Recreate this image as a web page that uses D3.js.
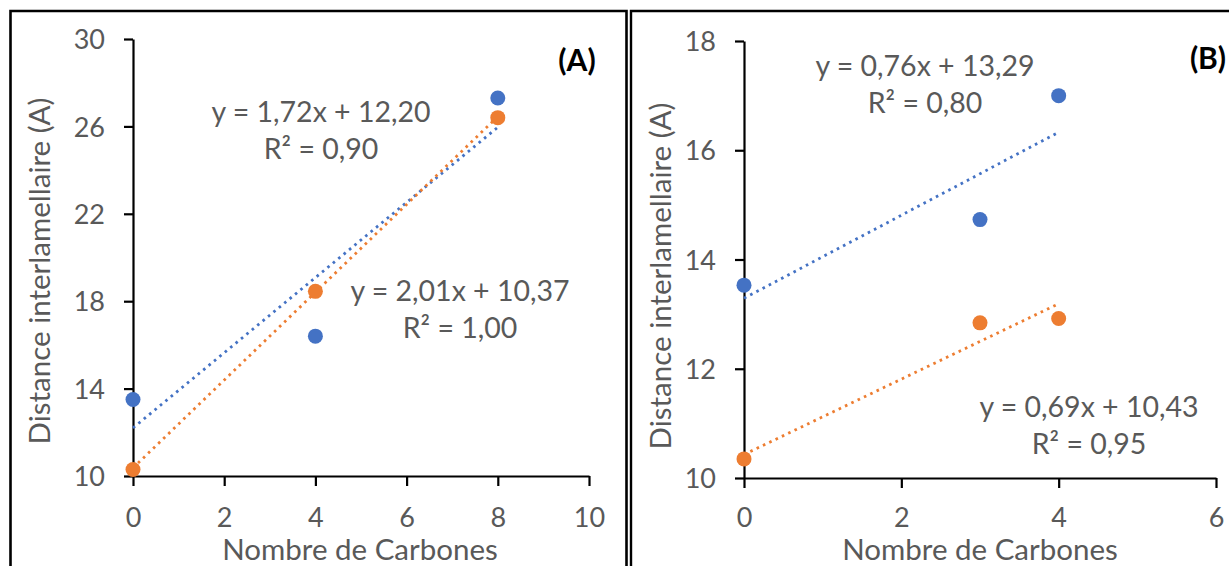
<!DOCTYPE html>
<html>
<head>
<meta charset="utf-8">
<script src="https://cdn.jsdelivr.net/npm/d3@7"></script>
<style>
  html, body { margin: 0; padding: 0; background: #fff; }
  svg { display: block; }
  text { font-family: Lato, "Open Sans", sans-serif; }
</style>
</head>
<body>
<svg id="chart" width="1229" height="566"></svg>
<script>
// ---- Data ----
const panelLabels = ["(A)", "(B)"];
const xTitle = "Nombre de Carbones";
const yTitle = "Distance interlamellaire (A)";

// Panel A
const xTicksA = [0, 2, 4, 6, 8, 10];
const yTicksA = [10, 14, 18, 22, 26, 30];
const carbonsA = [0, 4, 8];
const blueA = [13.5, 16.4, 27.3];
const orangeA = [10.3, 18.45, 26.4];
const trendBlueA = { slope: 1.72, intercept: 12.20 };
const trendOrangeA = { slope: 2.01, intercept: 10.37 };
const eqBlueA = ["y = 1,72x + 12,20", "R² = 0,90"];
const eqOrangeA = ["y = 2,01x + 10,37", "R² = 1,00"];

// Panel B
const xTicksB = [0, 2, 4, 6];
const yTicksB = [10, 12, 14, 16, 18];
const carbonsB = [0, 3, 4];
const blueB = [13.53, 14.73, 17.0];
const orangeB = [10.35, 12.84, 12.92];
const trendBlueB = { slope: 0.76, intercept: 13.29 };
const trendOrangeB = { slope: 0.69, intercept: 10.43 };
const eqBlueB = ["y = 0,76x + 13,29", "R² = 0,80"];
const eqOrangeB = ["y = 0,69x + 10,43", "R² = 0,95"];

// ---- Styling ----
const BLUE = "#4472C4", ORANGE = "#ED7D31", GREY = "#595959";
const FS_TICK = 27, FS_EQ = 28.5, FS_TITLE = 29.5;

const svg = d3.select("#chart");

// frames
svg.append("path").attr("d", "M10.5,600 V11 H626.5 V600")
  .attr("fill", "none").attr("stroke", "#000").attr("stroke-width", 2.6);
svg.append("path").attr("d", "M631,600 V11 H1260")
  .attr("fill", "none").attr("stroke", "#000").attr("stroke-width", 2.4);

const panels = [
  {
    label: panelLabels[0], labelPos: [577, 60],
    xDomain: [0, 10], xRange: [133, 589], xTicks: xTicksA,
    yDomain: [10, 30], yRange: [476, 39], yTicks: yTicksA, xPad: 22,
    xs: carbonsA, series: [
      { vals: blueA, color: BLUE, trend: trendBlueA, eq: eqBlueA, eqPos: [321, 112] },
      { vals: orangeA, color: ORANGE, trend: trendOrangeA, eq: eqOrangeA, eqPos: [460, 291] }
    ],
    yTitlePos: [39, 271], xTitlePos: [360, 549]
  },
  {
    label: panelLabels[1], labelPos: [1208, 58],
    xDomain: [0, 6], xRange: [744, 1216], xTicks: xTicksB,
    yDomain: [10, 18], yRange: [478, 41], yTicks: yTicksB, xPad: 20,
    xs: carbonsB, series: [
      { vals: blueB, color: BLUE, trend: trendBlueB, eq: eqBlueB, eqPos: [925, 66] },
      { vals: orangeB, color: ORANGE, trend: trendOrangeB, eq: eqOrangeB, eqPos: [1089, 407] }
    ],
    yTitlePos: [660, 276], xTitlePos: [980, 549]
  }
];

panels.forEach(p => {
  const x = d3.scaleLinear().domain(p.xDomain).range(p.xRange);
  const y = d3.scaleLinear().domain(p.yDomain).range(p.yRange);
  const g = svg.append("g");

  // axes
  const yAxis = d3.axisLeft(y).tickValues(p.yTicks).tickFormat(d3.format("d"))
    .tickSizeInner(9).tickSizeOuter(0).tickPadding(19);
  const xAxis = d3.axisBottom(x).tickValues(p.xTicks).tickFormat(d3.format("d"))
    .tickSizeInner(10).tickSizeOuter(0).tickPadding(p.xPad);

  const ya = g.append("g").attr("transform", `translate(${p.xRange[0]},0)`).call(yAxis);
  const xa = g.append("g").attr("transform", `translate(0,${p.yRange[0]})`).call(xAxis);
  [ya, xa].forEach(a => {
    a.select(".domain").attr("stroke", "#000").attr("stroke-width", 2.2);
    a.selectAll(".tick line").attr("stroke", "#000").attr("stroke-width", 2.2);
    a.selectAll(".tick text").attr("fill", GREY).style("font-size", FS_TICK + "px")
      .style("font-family", "Lato, sans-serif");
  });
  ya.selectAll(".tick text").attr("dy", "0.36em");

  // trendlines
  p.series.forEach(s => {
    const x0 = d3.min(p.xs), x1 = d3.max(p.xs);
    g.append("line")
      .attr("x1", x(x0)).attr("y1", y(s.trend.slope * x0 + s.trend.intercept))
      .attr("x2", x(x1)).attr("y2", y(s.trend.slope * x1 + s.trend.intercept))
      .attr("stroke", s.color).attr("stroke-width", 2.8)
      .attr("stroke-dasharray", "2.6 4.4");
  });

  // points
  p.series.forEach(s => {
    g.selectAll(null).data(p.xs.map((v, i) => [v, s.vals[i]])).enter()
      .append("circle")
      .attr("cx", d => x(d[0])).attr("cy", d => y(d[1]))
      .attr("r", 7.5).attr("fill", s.color);
  });

  // equations
  p.series.forEach(s => {
    s.eq.forEach((t, i) => {
      g.append("text").attr("x", s.eqPos[0]).attr("y", s.eqPos[1] + i * 37)
        .attr("text-anchor", "middle").attr("dy", "0.36em")
        .attr("fill", GREY).style("font-size", FS_EQ + "px").text(t);
    });
  });

  // titles
  g.append("text").attr("x", p.xTitlePos[0]).attr("y", p.xTitlePos[1])
    .attr("text-anchor", "middle").attr("dy", "0.36em")
    .attr("fill", GREY).style("font-size", FS_TITLE + "px").text(xTitle);
  g.append("text")
    .attr("transform", `translate(${p.yTitlePos[0]},${p.yTitlePos[1]}) rotate(-90)`)
    .attr("text-anchor", "middle").attr("dy", "0.36em")
    .attr("fill", GREY).style("font-size", FS_TITLE + "px").text(yTitle);

  // panel label
  g.append("text").attr("x", p.labelPos[0]).attr("y", p.labelPos[1])
    .attr("text-anchor", "middle").attr("dy", "0.36em")
    .attr("fill", "#000").style("font-size", "30px").style("font-weight", "bold")
    .text(p.label);
});
</script>
</body>
</html>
---+---
:: What you need to do ::
Keep the pictures out of the copy and write out the data exactly as it stands.

:: Exercise solution ::
Recreate this image as a web page that uses D3.js.
<!DOCTYPE html>
<html>
<head>
<meta charset="utf-8">
<script src="https://cdn.jsdelivr.net/npm/d3@7"></script>
<style>
  html, body { margin: 0; padding: 0; background: #fff; }
  svg { display: block; }
  text { font-family: Lato, "Open Sans", sans-serif; }
</style>
</head>
<body>
<svg id="chart" width="1229" height="566"></svg>
<script>
// ---- Data ----
const panelLabels = ["(A)", "(B)"];
const xTitle = "Nombre de Carbones";
const yTitle = "Distance interlamellaire (A)";

// Panel A
const xTicksA = [0, 2, 4, 6, 8, 10];
const yTicksA = [10, 14, 18, 22, 26, 30];
const carbonsA = [0, 4, 8];
const blueA = [13.5, 16.4, 27.3];
const orangeA = [10.3, 18.45, 26.4];
const trendBlueA = { slope: 1.72, intercept: 12.20 };
const trendOrangeA = { slope: 2.01, intercept: 10.37 };
const eqBlueA = ["y = 1,72x + 12,20", "R² = 0,90"];
const eqOrangeA = ["y = 2,01x + 10,37", "R² = 1,00"];

// Panel B
const xTicksB = [0, 2, 4, 6];
const yTicksB = [10, 12, 14, 16, 18];
const carbonsB = [0, 3, 4];
const blueB = [13.53, 14.73, 17.0];
const orangeB = [10.35, 12.84, 12.92];
const trendBlueB = { slope: 0.76, intercept: 13.29 };
const trendOrangeB = { slope: 0.69, intercept: 10.43 };
const eqBlueB = ["y = 0,76x + 13,29", "R² = 0,80"];
const eqOrangeB = ["y = 0,69x + 10,43", "R² = 0,95"];

// ---- Styling ----
const BLUE = "#4472C4", ORANGE = "#ED7D31", GREY = "#595959";
const FS_TICK = 27, FS_EQ = 28.5, FS_TITLE = 29.5;

const svg = d3.select("#chart");

// frames
svg.append("path").attr("d", "M10.5,600 V11 H626.5 V600")
  .attr("fill", "none").attr("stroke", "#000").attr("stroke-width", 2.6);
svg.append("path").attr("d", "M631,600 V11 H1260")
  .attr("fill", "none").attr("stroke", "#000").attr("stroke-width", 2.4);

const panels = [
  {
    label: panelLabels[0], labelPos: [577, 60],
    xDomain: [0, 10], xRange: [133, 589], xTicks: xTicksA,
    yDomain: [10, 30], yRange: [476, 39], yTicks: yTicksA, xPad: 22,
    xs: carbonsA, series: [
      { vals: blueA, color: BLUE, trend: trendBlueA, eq: eqBlueA, eqPos: [321, 112] },
      { vals: orangeA, color: ORANGE, trend: trendOrangeA, eq: eqOrangeA, eqPos: [460, 291] }
    ],
    yTitlePos: [39, 271], xTitlePos: [360, 549]
  },
  {
    label: panelLabels[1], labelPos: [1208, 58],
    xDomain: [0, 6], xRange: [744, 1216], xTicks: xTicksB,
    yDomain: [10, 18], yRange: [478, 41], yTicks: yTicksB, xPad: 20,
    xs: carbonsB, series: [
      { vals: blueB, color: BLUE, trend: trendBlueB, eq: eqBlueB, eqPos: [925, 66] },
      { vals: orangeB, color: ORANGE, trend: trendOrangeB, eq: eqOrangeB, eqPos: [1089, 407] }
    ],
    yTitlePos: [660, 276], xTitlePos: [980, 549]
  }
];

panels.forEach(p => {
  const x = d3.scaleLinear().domain(p.xDomain).range(p.xRange);
  const y = d3.scaleLinear().domain(p.yDomain).range(p.yRange);
  const g = svg.append("g");

  // axes
  const yAxis = d3.axisLeft(y).tickValues(p.yTicks).tickFormat(d3.format("d"))
    .tickSizeInner(9).tickSizeOuter(0).tickPadding(19);
  const xAxis = d3.axisBottom(x).tickValues(p.xTicks).tickFormat(d3.format("d"))
    .tickSizeInner(10).tickSizeOuter(0).tickPadding(p.xPad);

  const ya = g.append("g").attr("transform", `translate(${p.xRange[0]},0)`).call(yAxis);
  const xa = g.append("g").attr("transform", `translate(0,${p.yRange[0]})`).call(xAxis);
  [ya, xa].forEach(a => {
    a.select(".domain").attr("stroke", "#000").attr("stroke-width", 2.2);
    a.selectAll(".tick line").attr("stroke", "#000").attr("stroke-width", 2.2);
    a.selectAll(".tick text").attr("fill", GREY).style("font-size", FS_TICK + "px")
      .style("font-family", "Lato, sans-serif");
  });
  ya.selectAll(".tick text").attr("dy", "0.36em");

  // trendlines
  p.series.forEach(s => {
    const x0 = d3.min(p.xs), x1 = d3.max(p.xs);
    g.append("line")
      .attr("x1", x(x0)).attr("y1", y(s.trend.slope * x0 + s.trend.intercept))
      .attr("x2", x(x1)).attr("y2", y(s.trend.slope * x1 + s.trend.intercept))
      .attr("stroke", s.color).attr("stroke-width", 2.8)
      .attr("stroke-dasharray", "2.6 4.4");
  });

  // points
  p.series.forEach(s => {
    g.selectAll(null).data(p.xs.map((v, i) => [v, s.vals[i]])).enter()
      .append("circle")
      .attr("cx", d => x(d[0])).attr("cy", d => y(d[1]))
      .attr("r", 7.5).attr("fill", s.color);
  });

  // equations
  p.series.forEach(s => {
    s.eq.forEach((t, i) => {
      g.append("text").attr("x", s.eqPos[0]).attr("y", s.eqPos[1] + i * 37)
        .attr("text-anchor", "middle").attr("dy", "0.36em")
        .attr("fill", GREY).style("font-size", FS_EQ + "px").text(t);
    });
  });

  // titles
  g.append("text").attr("x", p.xTitlePos[0]).attr("y", p.xTitlePos[1])
    .attr("text-anchor", "middle").attr("dy", "0.36em")
    .attr("fill", GREY).style("font-size", FS_TITLE + "px").text(xTitle);
  g.append("text")
    .attr("transform", `translate(${p.yTitlePos[0]},${p.yTitlePos[1]}) rotate(-90)`)
    .attr("text-anchor", "middle").attr("dy", "0.36em")
    .attr("fill", GREY).style("font-size", FS_TITLE + "px").text(yTitle);

  // panel label
  g.append("text").attr("x", p.labelPos[0]).attr("y", p.labelPos[1])
    .attr("text-anchor", "middle").attr("dy", "0.36em")
    .attr("fill", "#000").style("font-size", "30px").style("font-weight", "bold")
    .text(p.label);
});
</script>
</body>
</html>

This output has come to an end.